Sometimes, a strikingly beautiful place is just made better by the presence of a good friend. We believe this absolutely applies to horses, and there many paths open to equestrians and their four-legged friends at Joshua Tree. Riders can come for the day, camp at one of two campgrounds that have facilities for horses, or acquire a special permit for camping in the backcountry with livestock. Personally, we think falling asleep under the stars in one of the wildest places in the country with your favorite non-human sounds pretty epic. Check out the trails open for exploration here and, if you are interested in renting horses for the afternoon, you can head over to Joshua Tree Ranch, which offers tours in the park.
You KNOW those endless stretches of California desert are calling your name, and you can feel your fingers itching at the thought of revving up the four-wheel drive and hitting those dusty paths. There are, quite literally, nearly 100 miles of road available for exploring this forlorn and mystical land, giving you extensive opportunities to reach toward that horizon and take in some of the truly striking scenery surrounding you. Check out some of our favorite treks , then pack up the 4-wheeler and get some mud (well, dust) on those tires.
The desert is full of secrets, and one of the biggest ones is the abundance of life that finds home in the nearly 800,000 acres that encompass the park. In addition to holding three separate ecosystems—the Colorado Desert, the Mojave Desert, and the Little San Bernardino Mountains— you can find (of course) Joshua Trees, California juniper and pinyon pine, as well as herds of desert bighorn, six species of rattlesnakes, and many different kinds of migratory birds that rest here on their way to the Pacific. Lizards and ground squirrels are also easy to spot, while many residents (including the sheep and snakes) come out at night, including the kangaroo rats, coyotes, and black-tailed jack rabbits. The best time to catch a glimpse is dusk or dawn. If wildflowers are your thing, springtime is a wonderful season to head to the park, as they are in full bloom. Be sure to check out a the wildflower guides when you go.
Joshua Tree is almost as well known for its truly spectacular rock formations as for the Suessical vegetation that gives the park its name. Those who want to learn more about the rich geological history should absolutely check out the Geology Motor Tour , which takes you through 18 miles of desert and has 16 stops featuring the park’s most fascinating landscapes. Keep in mind that, in good weather, sedans and vans can make it as far as stop #9 on the trip, then four wheel drive is required. But even if you can only make it halfway, it is absolutely worth the journey to see some of California’s most striking geological formations.
Humans have occupied the area encompassed by Joshua Tree National Park's nearly 800,000 acres for at least 5,000 years. The first group known to inhabit the area was the Pinto Culture, followed by the Serrano, the Chemehuevi, and the Cahuilla.

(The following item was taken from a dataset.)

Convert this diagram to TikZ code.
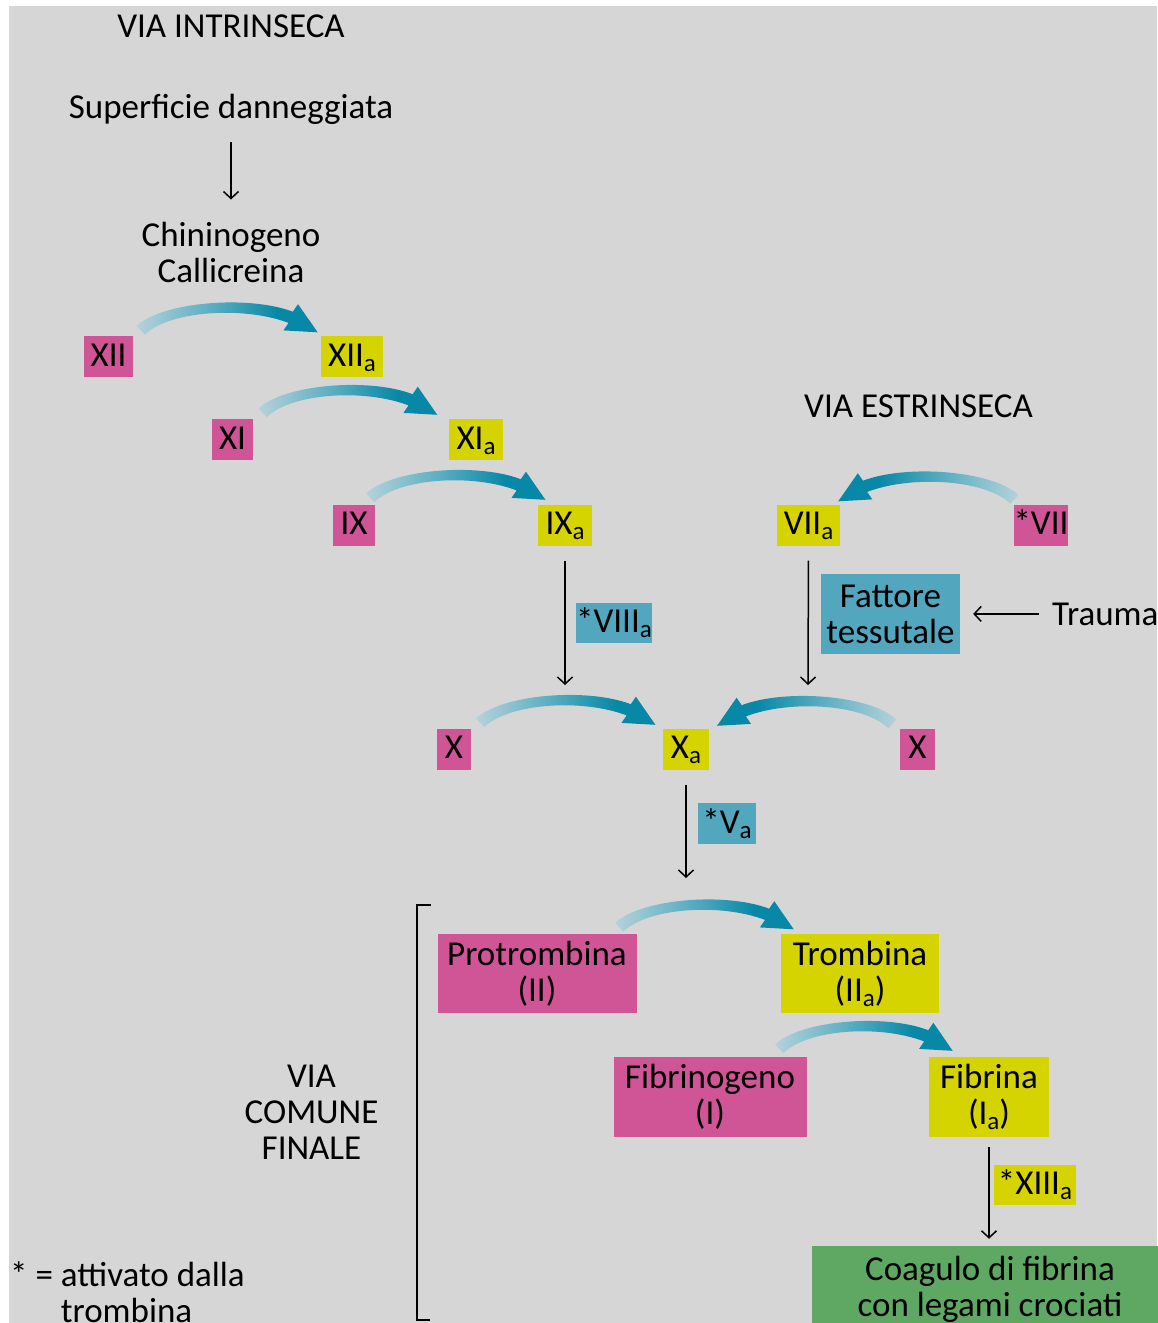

In the 1800s cattlemen drove their cows into the area for the ample grass available at the time and built water impoundments for them.Miners dug tunnels through the earth looking for gold and made tracks across the desert with their trucks. Homesteaders began filing claims in the 1900s. They built cabins, dug wells, and planted crops.
Each group left its mark upon the land and contributed to the rich cultural history of Joshua Tree National Park. The park protects 501 archeological sites, 88 historic structures, 19 cultural landscapes, and houses 123,253 items in its museum collections.
After the area became a national monument in 1936, local and regional residents were the primary park visitors. As Southern California grew so did park visitation; Joshua Tree now lies within a three-hour drive of more than 18 million people. Since Joshua Tree was elevated from national monument to national park status in 1994 however, greater numbers of visitors from around the nation and the world come to experience Joshua Tree National Park.